Entre as estratégias mais citadas por profissionais da área estão:
- buscar formação técnica, mesmo que inicial, em cursos livres, EAD, escolas técnicas ou projetos comunitários;
- construir um portfólio, ainda que com trabalhos pequenos, pessoais ou voluntários;
- aprender o básico de gestão financeira, contratos, precificação e direitos autorais;
- desenvolver habilidades de comunicação e relacionamento, on-line e off-line;
- entender o funcionamento das plataformas digitais, seus termos de uso e monetização;
- participar de editais, feiras, festivais, mostras e eventos de networking.
Outro ponto importante é não subestimar profissões “invisíveis” da cultura e do entretenimento. Nem todo jovem precisa ser artista ou influenciador. Há carreiras estáveis e bem remuneradas em:
- produção executiva e gestão de projetos culturais;
- áudio e iluminação profissional;
- direito autoral e gestão de direitos;
- curadoria, pesquisa e memória;
- tradução e legendagem;
- análise de dados de consumo cultural e de audiência.
Em muitos casos, a combinação de uma habilidade criativa (como design ou música) com uma competência técnica (como programação ou gestão) aumenta bastante as chances de inserção e de ascensão nesse mercado.
Turismo, cultura e economia criativa: uma combinação poderosa
Quando se fala em turismo no Brasil, praias e belezas naturais costumam aparecer primeiro. Mas, em termos de permanência média e gasto por visitante, a cultura e o entretenimento têm peso crescente.
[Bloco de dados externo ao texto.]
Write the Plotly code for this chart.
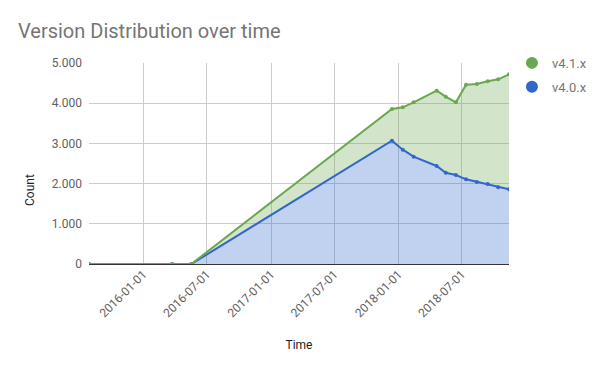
import plotly.graph_objects as go

dates = ["2015-07-30", "2016-03-24", "2016-05-18", "2017-12-13", "2018-01-13",
         "2018-02-13", "2018-04-20", "2018-05-16", "2018-06-14", "2018-07-13",
         "2018-08-13", "2018-09-13", "2018-10-13", "2018-11-13"]
v40 = [0, 0, 0, 3067, 2843, 2669, 2438, 2271, 2214, 2107, 2040, 1990, 1908, 1858]
v41 = [0, 0, 0, 789, 1055, 1353, 1873, 1891, 1808, 2353, 2438, 2555, 2686, 2861]

BLUE = "#3366cc"
GREEN = "#6aa84f"

fig = go.Figure()
fig.add_trace(go.Scatter(x=dates, y=v40, name="v4.0.x", stackgroup="one",
                         mode="lines+markers", line=dict(color=BLUE, width=2),
                         marker=dict(size=4, color=BLUE),
                         fillcolor="rgba(51,102,204,0.3)", showlegend=False))
fig.add_trace(go.Scatter(x=dates, y=v41, name="v4.1.x", stackgroup="one",
                         mode="lines+markers", line=dict(color=GREEN, width=2),
                         marker=dict(size=4, color=GREEN),
                         fillcolor="rgba(106,168,79,0.3)", showlegend=False))
# legend entries (circle symbols)
fig.add_trace(go.Scatter(x=[None], y=[None], name="v4.1.x", mode="markers",
                         legendgroup="a", marker=dict(size=12, color=GREEN)))
fig.add_trace(go.Scatter(x=[None], y=[None], name="v4.0.x", mode="markers",
                         legendgroup="b", marker=dict(size=12, color=BLUE)))

fig.update_layout(
    width=600, height=371,
    margin=dict(l=89, r=91, t=63, b=107, autoexpand=False),
    paper_bgcolor="white", plot_bgcolor="white",
    font=dict(family="Roboto", size=12, color="#616161"),
    separators=",.",
    title=dict(text="Version Distribution over time", x=18 / 600, xanchor="left",
               y=1 - 31 / 371, yanchor="middle", yref="container",
               font=dict(size=20, color="#757575")),
    showlegend=True,
    legend=dict(x=1.007, y=1.075, xanchor="left", yanchor="top",
                traceorder="grouped", itemwidth=30,
                font=dict(size=13, color="#757575"), itemsizing="constant",
                tracegroupgap=4, bgcolor="rgba(0,0,0,0)"),
    xaxis=dict(type="date", range=[dates[0], dates[-1]],
               tick0="2016-01-01", dtick="M6", tickformat="%Y-%m-%d",
               tickangle=-45, showgrid=True, gridcolor="#cccccc",
               showline=False, zeroline=False, ticks="",
               title=dict(text="Time", font=dict(size=12, color="#222222"), standoff=21)),
    yaxis=dict(range=[0, 5000], dtick=1000, tickformat=",d",
               showgrid=True, gridcolor="#cccccc", zeroline=True,
               zerolinecolor="#333333", zerolinewidth=1, ticks="",
               ticklabelstandoff=6, showline=False),
    annotations=[dict(text="Count", textangle=-90,
                      x=(30 - 89) / 420, y=(264 - 190) / 201,
                      xref="paper", yref="paper", showarrow=False,
                      xanchor="center", yanchor="middle",
                      font=dict(size=12, color="#222222"))],
    hovermode=False,
)

fig.write_html("out.html", config={"displayModeBar": False},
               post_script="document.body.style.margin='0';")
Grandes eventos — festivais de música, festas tradicionais, mostras de cinema, bienais, feiras literárias — atraem visitantes de outras cidades e países, estimulando uma série de gastos:
- passagens aéreas ou rodoviárias;
- hospedagem em hotéis, pousadas ou aluguel por temporada;
- alimentação em bares, restaurantes e lanchonetes;
- transporte local, passeios e compras diversas.
Cidades que estruturam calendários anuais de eventos culturais conseguem reduzir a sazonalidade do turismo. Não dependem apenas de um feriado prolongado ou da alta do verão. E, para jovens, isso significa oportunidades em:
- guias de turismo com foco em experiências culturais;
- empresas de produção de eventos e festivais;
- serviços de audiovisual e cobertura digital de atrações;
- empreendimentos de gastronomia, moda e artesanato ligados à identidade local.
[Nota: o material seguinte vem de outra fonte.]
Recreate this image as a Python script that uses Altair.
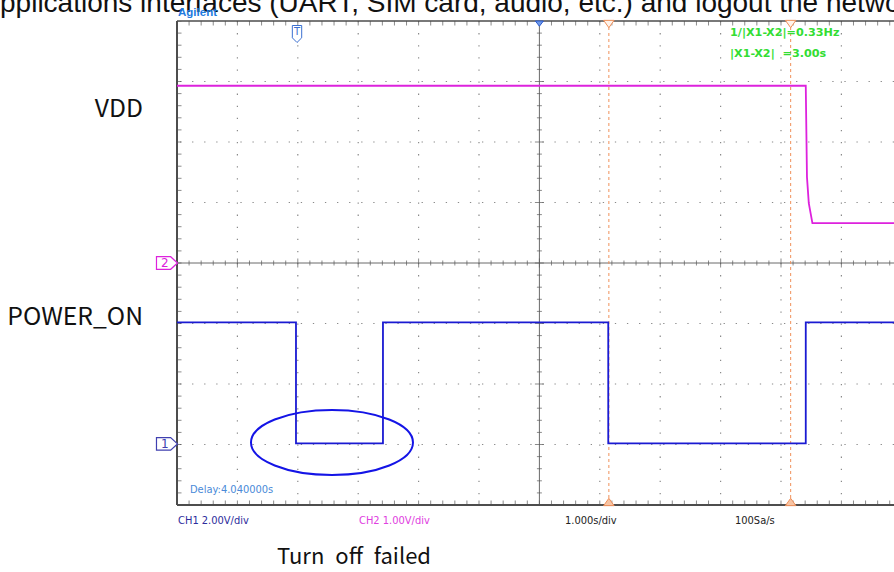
import altair as alt
import pandas as pd

# ---------------- data (time in s, amplitude in screen divisions) ----------------
vdd_t = [0.0, 10.41, 10.43, 10.46, 10.52, 11.88]
vdd_div = [2.93, 2.93, 1.42, 0.99, 0.66, 0.66]

pwr_t = [0.0, 1.97, 1.97, 3.41, 3.41, 7.14, 7.14, 10.41, 10.41, 11.88]
pwr_div = [-0.98, -0.98, -2.98, -2.98, -0.98, -0.98, -2.98, -2.98, -0.98, -0.98]

cursor_t = [7.15, 10.16]
grid_t = [1, 2, 3, 4, 5, 7, 8, 9, 10, 11]
grid_div = [-3, -2, -1, 1, 2, 3]
center_t = [6]
center_div = [0]

X_MAX = 717 / 60.4
W, H = 717, 484

xs = alt.Scale(domain=[0, X_MAX], nice=False, zero=False)
ys = alt.Scale(domain=[-4, 4], nice=False, zero=False)


def X(f="x"):
    return alt.X(f"{f}:Q", scale=xs, axis=None)


def Y(f="y"):
    return alt.Y(f"{f}:Q", scale=ys, axis=None)


GRID = "#8a8a8a"
FRAME = "#4d4d4d"
MAG = "#dd22dd"
BLU = "#1a1ad2"

# ---------------- grid ----------------
vgrid = alt.Chart(pd.DataFrame({"x": grid_t})).mark_rule(
    color=GRID, strokeWidth=1.2, strokeDash=[1.3, 10.8]
).encode(x=X())
hgrid = alt.Chart(pd.DataFrame({"y": grid_div})).mark_rule(
    color=GRID, strokeWidth=1.2, strokeDash=[1.3, 10.78]
).encode(y=Y())
vcenter = alt.Chart(pd.DataFrame({"x": center_t})).mark_rule(
    color="#6a6a6a", strokeWidth=1
).encode(x=X())
hcenter = alt.Chart(pd.DataFrame({"y": center_div})).mark_rule(
    color="#6a6a6a", strokeWidth=1
).encode(y=Y())

# tick marks (every 1/5 division) along borders and centre lines
tx = [round(0.2 * i, 1) for i in range(0, 60)]
ty = [round(-4 + 0.2 * i, 1) for i in range(0, 41)]
rows_v = []
for v in tx:
    major = abs(v - round(v)) < 1e-6
    rows_v.append({"x": v, "y": 4, "len": 9})
    rows_v.append({"x": v, "y": -4, "len": 9})
    rows_v.append({"x": v, "y": 0, "len": 9 if major else 5})
rows_h = []
for v in ty:
    major = abs(v - round(v)) < 1e-6
    rows_h.append({"x": 0, "y": v, "len": 9})
    rows_h.append({"x": 6, "y": v, "len": 9 if major else 5})
ticks_v = alt.Chart(pd.DataFrame(rows_v)).mark_tick(
    orient="vertical", color="#5a5a5a", thickness=1, clip=True
).encode(x=X(), y=Y(), size=alt.Size("len:Q", scale=None))
ticks_h = alt.Chart(pd.DataFrame(rows_h)).mark_tick(
    orient="horizontal", color="#5a5a5a", thickness=1, clip=True
).encode(x=X(), y=Y(), size=alt.Size("len:Q", scale=None))

# frame
left_b = alt.Chart(pd.DataFrame({"x": [0]})).mark_rule(color=FRAME, strokeWidth=2).encode(x=X())
bot_b = alt.Chart(pd.DataFrame({"y": [-4]})).mark_rule(color=FRAME, strokeWidth=2).encode(y=Y())
top_b = alt.Chart(pd.DataFrame({"y": [4]})).mark_rule(color=FRAME, strokeWidth=1.5).encode(y=Y())

# cursors
cursors = alt.Chart(pd.DataFrame({"x": cursor_t})).mark_rule(
    color="#f0905a", strokeWidth=1, strokeDash=[3, 3]
).encode(x=X())
cur_top = alt.Chart(pd.DataFrame({"x": cursor_t, "y": [3.95, 3.95]})).mark_point(
    shape="M-1,-0.7 L1,-0.7 L0,0.7 Z", size=110, filled=True, fill="#fff3ea",
    stroke="#f0905a", strokeWidth=1, opacity=1
).encode(x=X(), y=Y())
cur_bot = alt.Chart(pd.DataFrame({"x": cursor_t, "y": [-3.95, -3.95]})).mark_point(
    shape="M-1,0.7 L1,0.7 L0,-0.7 Z", size=110, filled=True, fill="#f7c4a4",
    stroke="#f0905a", strokeWidth=1, opacity=1
).encode(x=X(), y=Y())

# traces
vdd_line = alt.Chart(pd.DataFrame({"x": vdd_t, "y": vdd_div, "i": range(len(vdd_t))})).mark_line(
    color=MAG, strokeWidth=1.8
).encode(x=X(), y=Y(), order="i:Q")
pwr_line = alt.Chart(pd.DataFrame({"x": pwr_t, "y": pwr_div, "i": range(len(pwr_t))})).mark_line(
    color=BLU, strokeWidth=1.8
).encode(x=X(), y=Y(), order="i:Q")

# ellipse annotation around the failed turn-off pulse
ellipse = alt.Chart(pd.DataFrame({"x": [2.566], "y": [-2.967]})).mark_point(
    shape="M-1,0 A1,0.401 0 1,1 1,0 A1,0.401 0 1,1 -1,0 Z", size=162 * 162,
    filled=False, stroke="#1414e6", strokeWidth=2, opacity=1
).encode(x=X(), y=Y())

# trigger markers
trig = alt.Chart(pd.DataFrame({"x": [1.987], "y": [3.785]})).mark_point(
    shape="M-0.55,-1 L0.55,-1 L0.55,0.45 L0,1 L-0.55,0.45 Z", size=289,
    filled=True, fill="#ffffff", stroke="#3a6fd0", strokeWidth=1, opacity=1
).encode(x=X(), y=Y())
trig_txt = alt.Chart(pd.DataFrame({"x": [1.987], "y": [3.82], "t": ["T"]})).mark_text(
    color="#3a6fd0", fontSize=10, font="DejaVu Sans", baseline="middle", align="center"
).encode(x=X(), y=Y(), text="t:N")
trigpos = alt.Chart(pd.DataFrame({"x": [6.0], "y": [3.96]})).mark_point(
    shape="M-1,-0.6 L1,-0.6 L0,0.7 Z", size=64, filled=True, fill="#6f9ae8",
    stroke="#2a5ad0", strokeWidth=1, opacity=1
).encode(x=X(), y=Y())

# channel ground markers
ch_marker = alt.Chart(pd.DataFrame({"x": [-0.166, -0.166], "y": [0.0, -2.99], "c": [MAG, "#4040b0"]})).mark_point(
    shape="M-1,-0.6 L0.35,-0.6 L1,0 L0.35,0.6 L-1,0.6 Z", size=440,
    filled=True, fill="#ffffff", strokeWidth=1.2, opacity=1
).encode(x=X(), y=Y(), stroke=alt.Stroke("c:N", scale=None))
ch_txt = alt.Chart(pd.DataFrame({"x": [-0.2, -0.2], "y": [0.0, -2.99], "t": ["2", "1"], "c": [MAG, "#4040b0"]})).mark_text(
    fontSize=12, font="DejaVu Sans", baseline="middle", align="center"
).encode(x=X(), y=Y(), text="t:N", color=alt.Color("c:N", scale=None))

# ---------------- texts ----------------
title = alt.Chart(pd.DataFrame({"x": [-2.930], "y": [4.149],
                                "t": ["pplications interfaces (UART, SIM card, audio, etc.) and logout the network"]})).mark_text(
    fontSize=28, font="Liberation Sans", color="#111111", align="left", baseline="alphabetic"
).encode(x=X(), y=Y(), text="t:N")

big_font = "Noto Sans CJK KR"
side_lbl = alt.Chart(pd.DataFrame({"x": [-0.563, -0.563], "y": [2.529, -0.909], "t": ["VDD", "POWER_ON"]})).mark_text(
    fontSize=24.7, font=big_font, color="#111111", align="right", baseline="middle"
).encode(x=X(), y=Y(), text="t:N")
caption = alt.Chart(pd.DataFrame({"x": [2.93], "y": [-4.86],
                                  "t": ["Turn\u2002off\u2002failed"]})).mark_text(
    fontSize=22, font=big_font, color="#111111", align="center", baseline="middle"
).encode(x=X(), y=Y(), text="t:N")

agilent = alt.Chart(pd.DataFrame({"x": [0.017], "y": [4.083], "t": ["Agilent"]})).mark_text(
    fontSize=11.5, font="Liberation Sans", fontWeight="bold", color="#1e7be0", align="left", baseline="alphabetic"
).encode(x=X(), y=Y(), text="t:N")

readout = alt.Chart(pd.DataFrame({"x": [9.156, 9.156], "y": [3.80, 3.455],
                                  "t": ["1/|X1-X2|=0.33Hz", "|X1-X2|\u00a0\u00a0=3.00s"]})).mark_text(
    fontSize=11.2, font="DejaVu Sans", fontWeight="bold", color="#33dd33", align="left", baseline="middle"
).encode(x=X(), y=Y(), text="t:N")

delay = alt.Chart(pd.DataFrame({"x": [0.215], "y": [-3.752], "t": ["Delay:4.040000s"]})).mark_text(
    fontSize=11, font="DejaVu Sans Condensed, DejaVu Sans", color="#4a8ad8", align="left", baseline="middle"
).encode(x=X(), y=Y(), text="t:N")

bottom = alt.Chart(pd.DataFrame({"x": [0.017, 3.013, 6.424, 9.238], "y": [-4.264] * 4,
                                 "t": ["CH1 2.00V/div", "CH2 1.00V/div", "1.000s/div", "100Sa/s"],
                                 "c": ["#2c2c9c", "#e040e0", "#222222", "#222222"]})).mark_text(
    fontSize=11, font="DejaVu Sans Condensed, DejaVu Sans", align="left", baseline="middle"
).encode(x=X(), y=Y(), text="t:N", color=alt.Color("c:N", scale=None))

chart = alt.layer(
    vgrid, hgrid, vcenter, hcenter, ticks_v, ticks_h, left_b, bot_b, top_b,
    cursors, cur_top, cur_bot, vdd_line, pwr_line, ellipse, trig, trig_txt, trigpos,
    ch_marker, ch_txt, title, side_lbl, caption, agilent, readout, delay, bottom
).properties(
    width=W, height=H,
    autosize=alt.AutoSizeParams(type="none"),
    padding={"left": 177, "top": 21, "right": 0, "bottom": 67},
    background="white",
).configure_view(stroke=None)

chart.save("out.html", embed_options={"renderer": "svg", "actions": False})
Do ponto de vista econômico, a combinação entre turismo e economia criativa reforça a ideia de que “conteúdo” é ativo estratégico. Uma boa campanha de divulgação não substitui a existência de uma cena cultural viva, com programação constante, artistas locais em evidência e espaços acessíveis para públicos diversos.
O que observar nos próximos anos
A economia criativa deve continuar a ganhar espaço no debate público brasileiro por alguns motivos claros:
- crescimento contínuo do consumo de conteúdo digital, inclusive em camadas de renda mais baixa;
- avanço de tecnologias como inteligência artificial, realidade aumentada e novos formatos de entretenimento;
- pressão por marcos regulatórios que equilibrem interesses de plataformas, criadores e Estados nacionais;
- busca de cidades e estados por diferenciação turística e de imagem internacional;
- necessidade de gerar empregos para jovens em um contexto de mudanças aceleradas no mundo do trabalho.
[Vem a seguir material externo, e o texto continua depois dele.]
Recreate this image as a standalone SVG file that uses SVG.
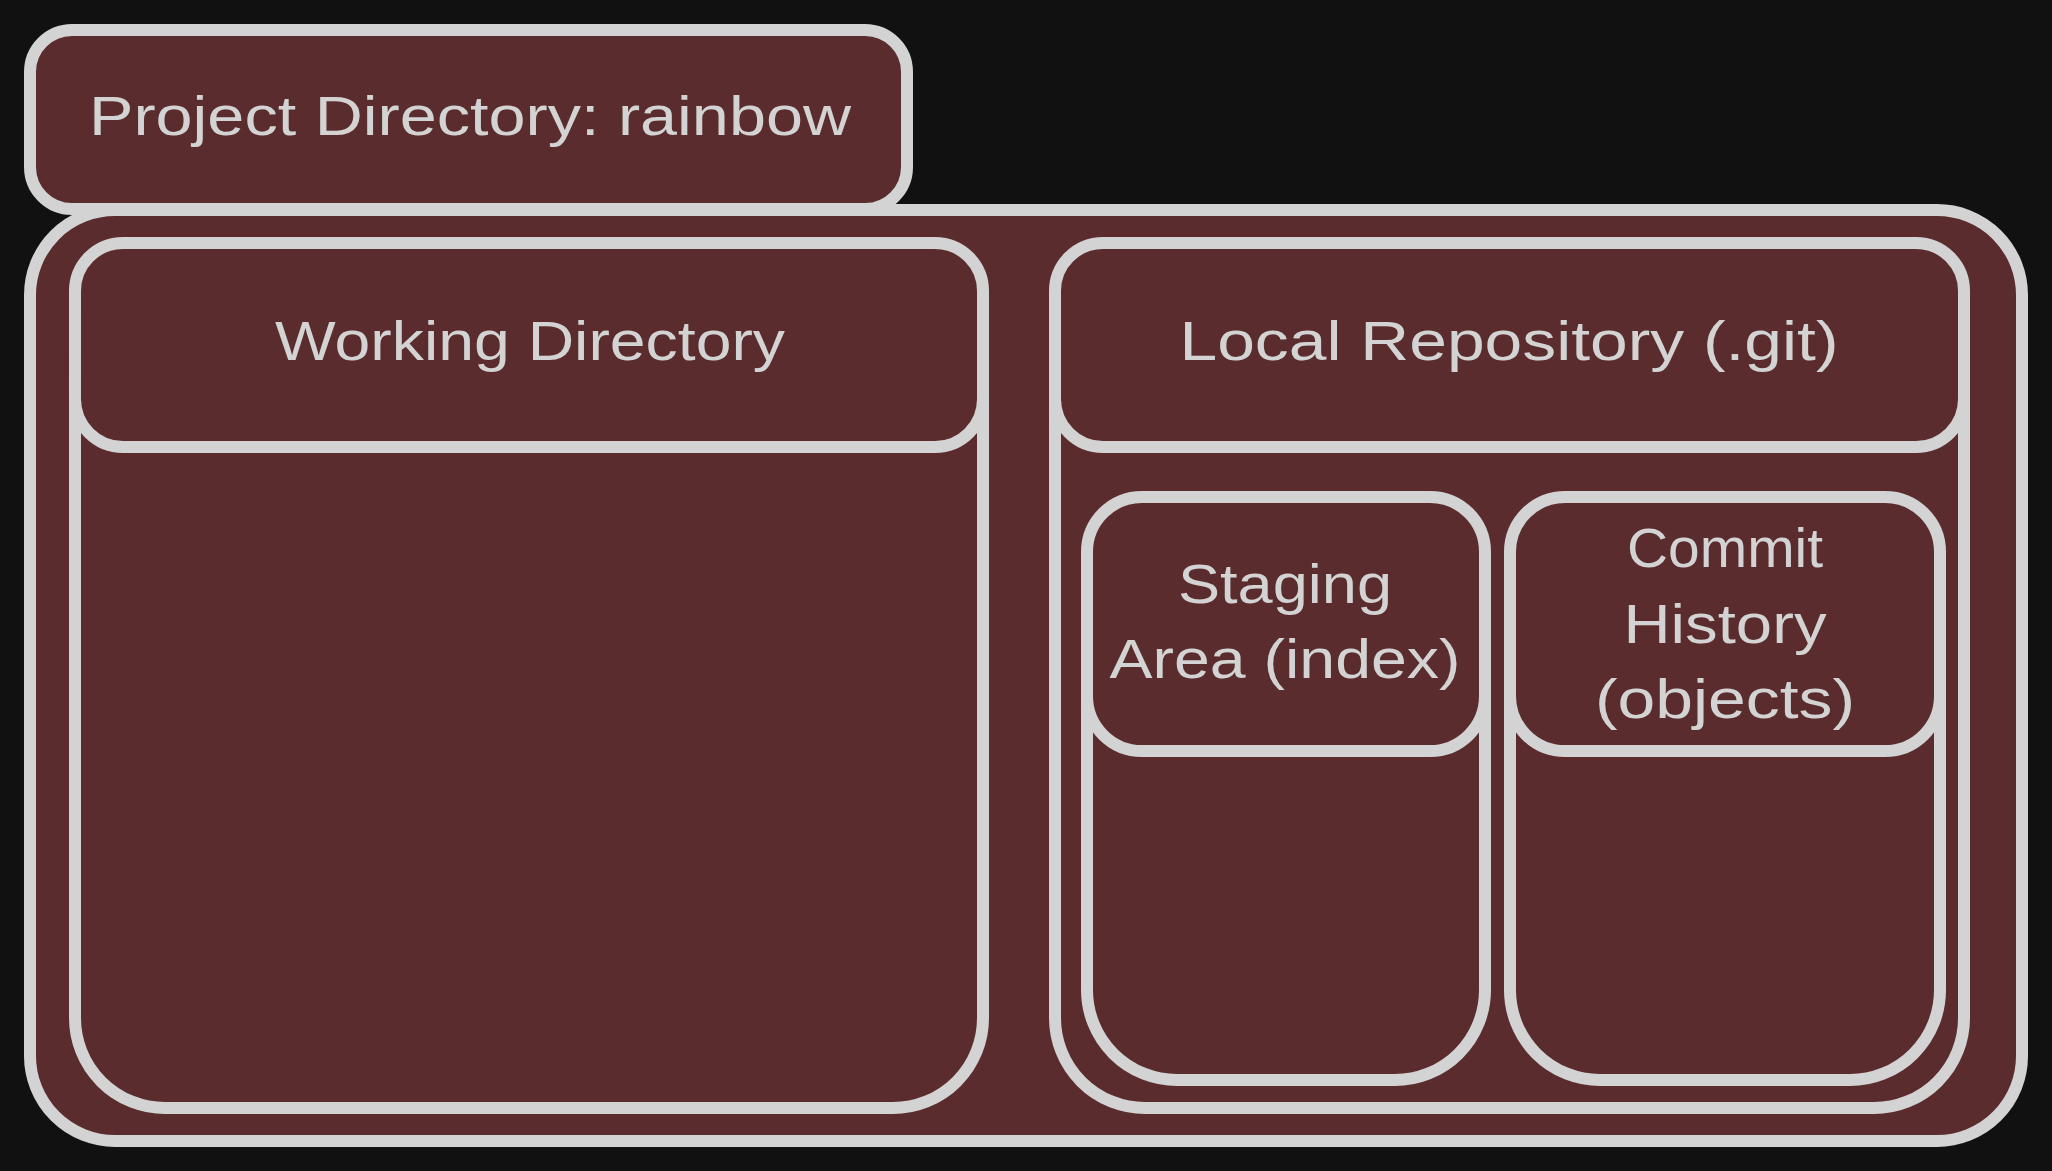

A velocidade dessas transformações tende a ser alta. Profissões que hoje não existem podem surgir em poucos anos, enquanto outras se tornarão obsoletas. Para o Brasil, a pergunta central é se o país quer apenas ser consumidor de conteúdo estrangeiro ou se pretende consolidar-se como produtor relevante, exportando séries, jogos, formatos, música, moda e soluções criativas.
Nesse cenário, a resposta envolve decisões de política pública, investimento privado, educação e, claro, a capacidade dos próprios jovens de se inserir, se organizar e reivindicar melhores condições de trabalho nesse vasto setor.
No fim, a economia criativa não é um “mundo à parte” da economia brasileira. Ela se conecta ao turismo, à tecnologia, à educação, à indústria e aos serviços. Movimenta bilhões, abre portas para novas gerações e mostra que cultura e entretenimento são, também, questão de desenvolvimento econômico.